Наступило время перелома войны, немца погнали обратно, американцы открыли второй фронт. По ленд-лизу страна стала получать продовольствие и вооружение. И детям  начали выдавать продукты:  муку, крупы, яичный порошок, сахар, маргарин, мясные консервы. Еще мы получали талон на питание в столовой № 5, напротив Кировского моста (сейчас кафе «Уют»).

Стали открываться пионерлагеря. Так как наши родители работали в Горводопроводе, нам выделили путевки в эти лагеря: «Молодая гвардия»,  и имени Зои Космодемьянской.

Помню, как окончилась война. Было тихое, пасмурное утро, наш дом на Красной Набережной стоял напротив ул. Кирова, имел остекленную веранду. Вдруг  дом наполнился шумом, громкими разговорами. Я от этого проснулся, выскочил в коридор, а на веранде собрались соседи: кричат, целуются, обнимаются и все смотрят через Кутум на улицу Кирова: оттуда вещают громкоговорители и льется музыка.

Мы жили на территории обкомовского гаража. Когда отогнали немца от Астрахани, приехала воинская часть и в мастерских реставрировали, ремонтировали авиадвигатели. Ставили их на обкатку. Рев стоял постоянный. Но люди привыкли. Их звук был слышен даже у моста Победы.

Стали  во двор возвращаться фронтовики.
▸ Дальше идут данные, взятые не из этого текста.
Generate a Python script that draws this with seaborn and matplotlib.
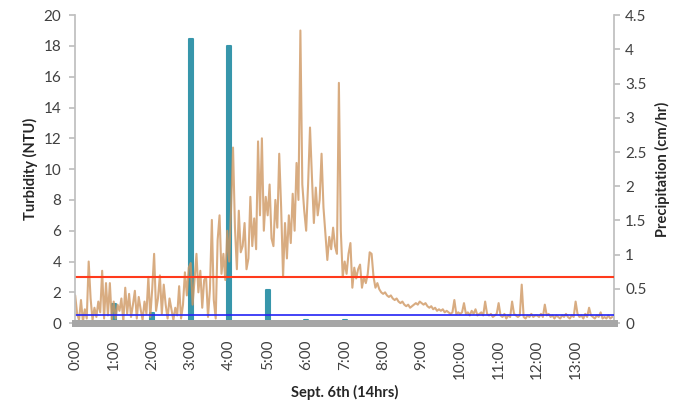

Первым был Виктор Петрович Анисимов, за ним Константин Иванович Починов, оба летчики. Очень ярко помню, как блестели на их груди ордена и медали. За ними пришел  Вячеслав Николаевич Мотькин, дошедший до Берлина. А как играл он на трофейном аккордеоне! Последним возвратился Иван Алексеевич Свистунов, обладатель трех орденов Солдатской славы.  Не пришел только отец.

Прошло время, страна начала подниматься из руин, были отменены продовольственные карточки. С трепетом, нетерпением и восторгом все люди прислушивались к репродукторам с утра 1 апреля, где правительство объявляло о значительном, 10-30% снижении на всё. Мы с мамой с надеждой ждали эти сообщения, и душа наполнялась сладостным восторгом.